*GIVEN PROBLEM*: Output the full listing below exactly as it reads, and skip anything that is a picture.
┄┄┄┄┄┄┄┄┄┄┄┄┄┄┄┄┄┄┄┄
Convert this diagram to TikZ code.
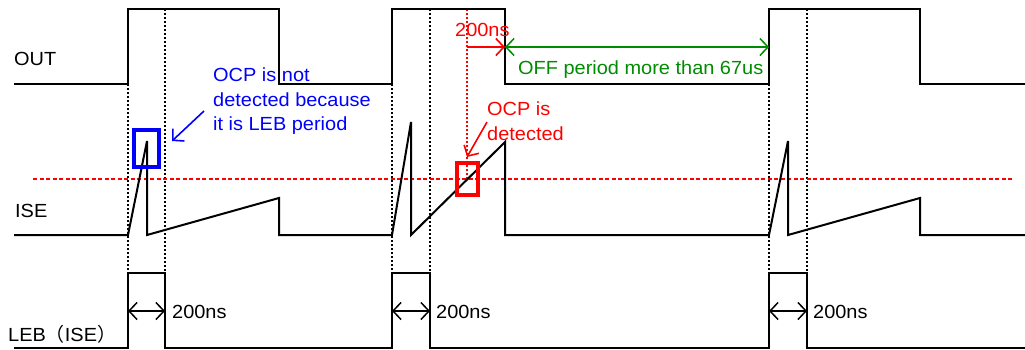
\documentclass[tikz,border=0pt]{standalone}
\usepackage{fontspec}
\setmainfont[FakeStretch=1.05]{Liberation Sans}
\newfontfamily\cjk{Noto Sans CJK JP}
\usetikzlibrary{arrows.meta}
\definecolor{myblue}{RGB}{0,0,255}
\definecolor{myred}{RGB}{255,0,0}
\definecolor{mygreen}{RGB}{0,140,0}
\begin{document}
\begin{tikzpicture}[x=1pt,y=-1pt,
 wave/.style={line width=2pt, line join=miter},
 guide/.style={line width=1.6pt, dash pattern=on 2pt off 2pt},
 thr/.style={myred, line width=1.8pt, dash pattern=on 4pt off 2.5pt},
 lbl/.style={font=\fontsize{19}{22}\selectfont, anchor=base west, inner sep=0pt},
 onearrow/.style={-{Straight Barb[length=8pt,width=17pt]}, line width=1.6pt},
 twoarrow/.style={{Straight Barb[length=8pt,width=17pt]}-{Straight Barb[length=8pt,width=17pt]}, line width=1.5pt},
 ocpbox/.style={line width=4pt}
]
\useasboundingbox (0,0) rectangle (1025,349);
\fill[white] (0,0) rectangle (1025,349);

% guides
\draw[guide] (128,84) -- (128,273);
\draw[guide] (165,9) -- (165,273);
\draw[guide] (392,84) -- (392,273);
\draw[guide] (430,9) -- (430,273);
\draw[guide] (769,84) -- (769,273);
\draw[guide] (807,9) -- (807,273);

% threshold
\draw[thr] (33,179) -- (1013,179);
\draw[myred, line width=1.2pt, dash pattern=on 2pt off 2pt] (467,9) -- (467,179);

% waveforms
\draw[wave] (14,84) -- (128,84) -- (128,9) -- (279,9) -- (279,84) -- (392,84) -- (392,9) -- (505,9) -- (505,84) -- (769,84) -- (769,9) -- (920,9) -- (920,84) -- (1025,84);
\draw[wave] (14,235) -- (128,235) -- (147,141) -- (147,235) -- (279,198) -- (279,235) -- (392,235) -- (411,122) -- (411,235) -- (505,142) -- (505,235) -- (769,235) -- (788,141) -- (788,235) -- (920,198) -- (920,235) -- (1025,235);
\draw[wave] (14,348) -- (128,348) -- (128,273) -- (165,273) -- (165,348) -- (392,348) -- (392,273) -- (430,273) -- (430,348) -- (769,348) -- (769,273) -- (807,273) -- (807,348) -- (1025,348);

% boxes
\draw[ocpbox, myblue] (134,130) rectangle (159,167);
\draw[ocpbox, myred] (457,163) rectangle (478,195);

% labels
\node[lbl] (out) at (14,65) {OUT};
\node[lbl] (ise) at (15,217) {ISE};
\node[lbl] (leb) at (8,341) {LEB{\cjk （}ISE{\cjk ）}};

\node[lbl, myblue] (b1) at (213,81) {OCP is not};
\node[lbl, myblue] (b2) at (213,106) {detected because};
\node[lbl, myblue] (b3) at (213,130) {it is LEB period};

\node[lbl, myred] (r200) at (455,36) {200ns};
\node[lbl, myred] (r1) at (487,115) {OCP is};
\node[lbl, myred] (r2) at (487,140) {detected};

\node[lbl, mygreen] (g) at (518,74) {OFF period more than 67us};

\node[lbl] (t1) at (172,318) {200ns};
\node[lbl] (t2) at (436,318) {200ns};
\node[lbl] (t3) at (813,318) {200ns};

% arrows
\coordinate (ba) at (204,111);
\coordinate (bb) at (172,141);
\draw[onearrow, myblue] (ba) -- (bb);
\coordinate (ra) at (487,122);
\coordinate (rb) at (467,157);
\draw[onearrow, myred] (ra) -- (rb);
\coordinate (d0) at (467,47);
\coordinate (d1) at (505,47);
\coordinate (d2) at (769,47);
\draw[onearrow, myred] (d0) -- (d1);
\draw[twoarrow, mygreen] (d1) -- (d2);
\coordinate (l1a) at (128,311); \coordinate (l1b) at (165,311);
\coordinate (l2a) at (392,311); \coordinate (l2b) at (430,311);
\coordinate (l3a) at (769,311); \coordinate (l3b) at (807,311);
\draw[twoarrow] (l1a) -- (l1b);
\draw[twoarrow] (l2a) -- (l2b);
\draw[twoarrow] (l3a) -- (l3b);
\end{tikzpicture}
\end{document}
┄┄┄┄┄┄┄┄┄┄┄┄┄┄┄┄┄┄┄┄
*CORRECT OUTPUT*:
Convert this diagram to TikZ code.
\documentclass[tikz,border=0pt]{standalone}
\usepackage{fontspec}
\setmainfont[FakeStretch=1.05]{Liberation Sans}
\newfontfamily\cjk{Noto Sans CJK JP}
\usetikzlibrary{arrows.meta}
\definecolor{myblue}{RGB}{0,0,255}
\definecolor{myred}{RGB}{255,0,0}
\definecolor{mygreen}{RGB}{0,140,0}
\begin{document}
\begin{tikzpicture}[x=1pt,y=-1pt,
 wave/.style={line width=2pt, line join=miter},
 guide/.style={line width=1.6pt, dash pattern=on 2pt off 2pt},
 thr/.style={myred, line width=1.8pt, dash pattern=on 4pt off 2.5pt},
 lbl/.style={font=\fontsize{19}{22}\selectfont, anchor=base west, inner sep=0pt},
 onearrow/.style={-{Straight Barb[length=8pt,width=17pt]}, line width=1.6pt},
 twoarrow/.style={{Straight Barb[length=8pt,width=17pt]}-{Straight Barb[length=8pt,width=17pt]}, line width=1.5pt},
 ocpbox/.style={line width=4pt}
]
\useasboundingbox (0,0) rectangle (1025,349);
\fill[white] (0,0) rectangle (1025,349);

% guides
\draw[guide] (128,84) -- (128,273);
\draw[guide] (165,9) -- (165,273);
\draw[guide] (392,84) -- (392,273);
\draw[guide] (430,9) -- (430,273);
\draw[guide] (769,84) -- (769,273);
\draw[guide] (807,9) -- (807,273);

% threshold
\draw[thr] (33,179) -- (1013,179);
\draw[myred, line width=1.2pt, dash pattern=on 2pt off 2pt] (467,9) -- (467,179);

% waveforms
\draw[wave] (14,84) -- (128,84) -- (128,9) -- (279,9) -- (279,84) -- (392,84) -- (392,9) -- (505,9) -- (505,84) -- (769,84) -- (769,9) -- (920,9) -- (920,84) -- (1025,84);
\draw[wave] (14,235) -- (128,235) -- (147,141) -- (147,235) -- (279,198) -- (279,235) -- (392,235) -- (411,122) -- (411,235) -- (505,142) -- (505,235) -- (769,235) -- (788,141) -- (788,235) -- (920,198) -- (920,235) -- (1025,235);
\draw[wave] (14,348) -- (128,348) -- (128,273) -- (165,273) -- (165,348) -- (392,348) -- (392,273) -- (430,273) -- (430,348) -- (769,348) -- (769,273) -- (807,273) -- (807,348) -- (1025,348);

% boxes
\draw[ocpbox, myblue] (134,130) rectangle (159,167);
\draw[ocpbox, myred] (457,163) rectangle (478,195);

% labels
\node[lbl] (out) at (14,65) {OUT};
\node[lbl] (ise) at (15,217) {ISE};
\node[lbl] (leb) at (8,341) {LEB{\cjk （}ISE{\cjk ）}};

\node[lbl, myblue] (b1) at (213,81) {OCP is not};
\node[lbl, myblue] (b2) at (213,106) {detected because};
\node[lbl, myblue] (b3) at (213,130) {it is LEB period};

\node[lbl, myred] (r200) at (455,36) {200ns};
\node[lbl, myred] (r1) at (487,115) {OCP is};
\node[lbl, myred] (r2) at (487,140) {detected};

\node[lbl, mygreen] (g) at (518,74) {OFF period more than 67us};

\node[lbl] (t1) at (172,318) {200ns};
\node[lbl] (t2) at (436,318) {200ns};
\node[lbl] (t3) at (813,318) {200ns};

% arrows
\coordinate (ba) at (204,111);
\coordinate (bb) at (172,141);
\draw[onearrow, myblue] (ba) -- (bb);
\coordinate (ra) at (487,122);
\coordinate (rb) at (467,157);
\draw[onearrow, myred] (ra) -- (rb);
\coordinate (d0) at (467,47);
\coordinate (d1) at (505,47);
\coordinate (d2) at (769,47);
\draw[onearrow, myred] (d0) -- (d1);
\draw[twoarrow, mygreen] (d1) -- (d2);
\coordinate (l1a) at (128,311); \coordinate (l1b) at (165,311);
\coordinate (l2a) at (392,311); \coordinate (l2b) at (430,311);
\coordinate (l3a) at (769,311); \coordinate (l3b) at (807,311);
\draw[twoarrow] (l1a) -- (l1b);
\draw[twoarrow] (l2a) -- (l2b);
\draw[twoarrow] (l3a) -- (l3b);
\end{tikzpicture}
\end{document}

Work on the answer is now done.